Kündigung einer Parzelle
Im Falle, dass eine Einzelparzelle vorzeitig gekündigt wird, besteht der Schaden des Pächters aus dem durch den Flächenverlust verursachten Einkommensausfall. Im Rahmen der Schadensminderungspflicht ist der Pächter verpflichtet, ihm zumutbare Betriebsumstellungen vorzunehmen, um den Einkommensverlust möglichst gering zu halten. Unter Betriebsumstellungen sind insbesondere Umstellungen der Fruchtfolge gemeint. Dabei kann von einem Pächter durchaus erwartet werden, dass er auf den ihm verbleibenden Flächen einkommensstarke Kulturen (Kartoffeln, Zuckerrüben) anbaut und jene Kulturen mit der geringsten Einkommensschöpfung (Futtergetreide, Silomais) reduziert. Damit kann der Schaden möglichst klein gehalten werden.
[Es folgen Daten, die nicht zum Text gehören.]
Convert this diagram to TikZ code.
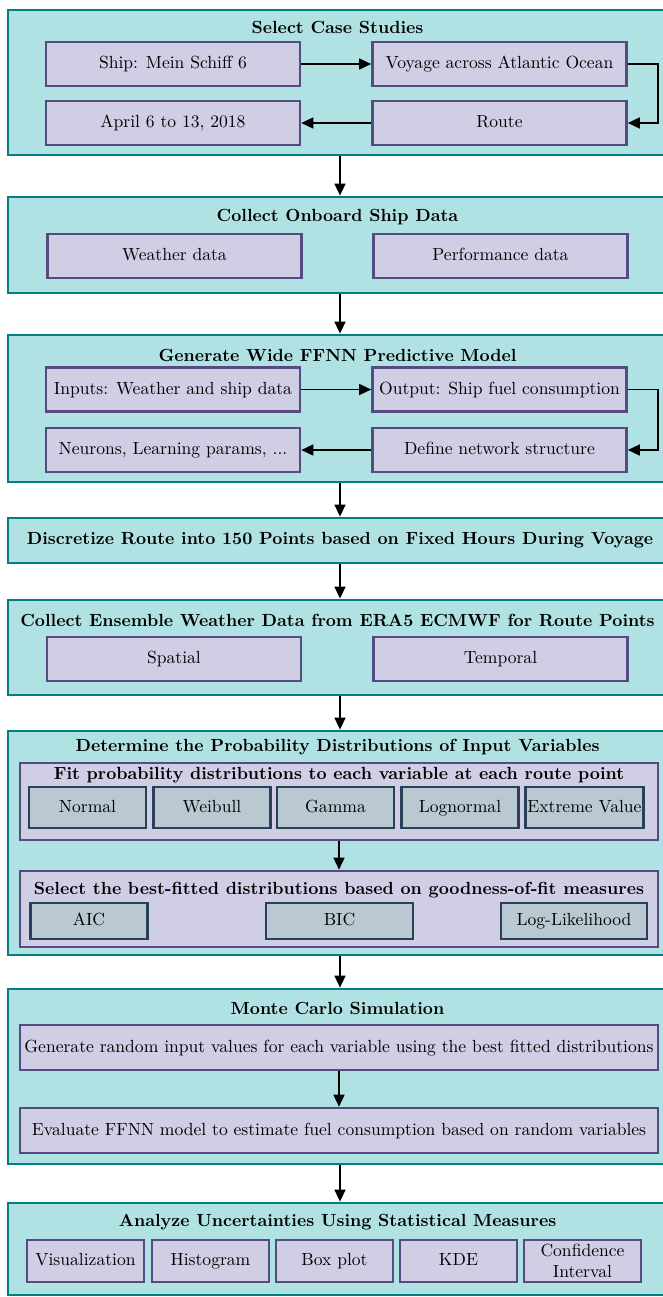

Ob entsprechende Umstellungen der Fruchtfolge einem Pächter zumutbar sind, ist von Fall zu Fall gesondert zu beurteilen. Unter Umständen ist eine Verschiebung der Kulturwahl aus Fruchtfolgegründen nämlich nicht ohne weiteres möglich. Besonders auf kleineren Betrieben kann der Anteil der Hackfrüchte auf der verbleibenden Fläche oft nicht mehr ausgedehnt werden. In solchen Fällen ist vom Durchschnitt der auf dem betroffenen Betrieb praktizierten Fruchtfolge auszugehen. Bei Agriexpert kann die Wegleitung für die Bemessung des Einkommensausfalls für mehrjährig beanspruchtes Kulturland bezogen werden. Sie enthält die durchschnittlichen Deckungsbeiträge für verschiedene Fruchtfolgetypen und kann zur Schadensermittlung bei vorzeitigem Entzug von Einzelparzellen verwendet werden.
Kündigung eines Gewerbes
Wird dem Pächter ein landwirtschaftliches Gewerbe vorzeitig gekündigt, besteht sein Schaden, falls er einen Ersatzbetrieb findet, aus den Kosten für die Suche des Betriebes, den Umzugskosten und einer allfälligen Einkommensdifferenz, sofern der Ersatzbetrieb weniger Einkommen abwirft.
Verläuft die Suche des Pächters nach einem Ersatzbetrieb hingegen erfolglos, setzt sich der Schaden aus den Kosten für die Suchbemühungen, den Umzugs- und Liquidationskosten für Fahr- und Viehhabe sowie einer allfälligen Einkommensdifferenz zusammen. Die Schadensminderungspflicht des Pächters gebietet, dass er sich nach Erhalt der vorzeitigen Kündigung umgehend nach einem neuen Pachtbetrieb umsieht und, wenn er innert nützlicher Frist keinen Ersatzbetrieb findet, eine möglichst gut bezahlte Arbeitsstelle sucht. Was dem Pächter konkret an schadensmindernden Massnahmen zumutbar ist, ist unter Berücksichtigung der persönlichen Verhältnisse des Pächters und seiner Familie (Alter, Gesundheit, Ausbildung, Arbeits- und Ausbildungssituation, Kinder) zu beurteilen.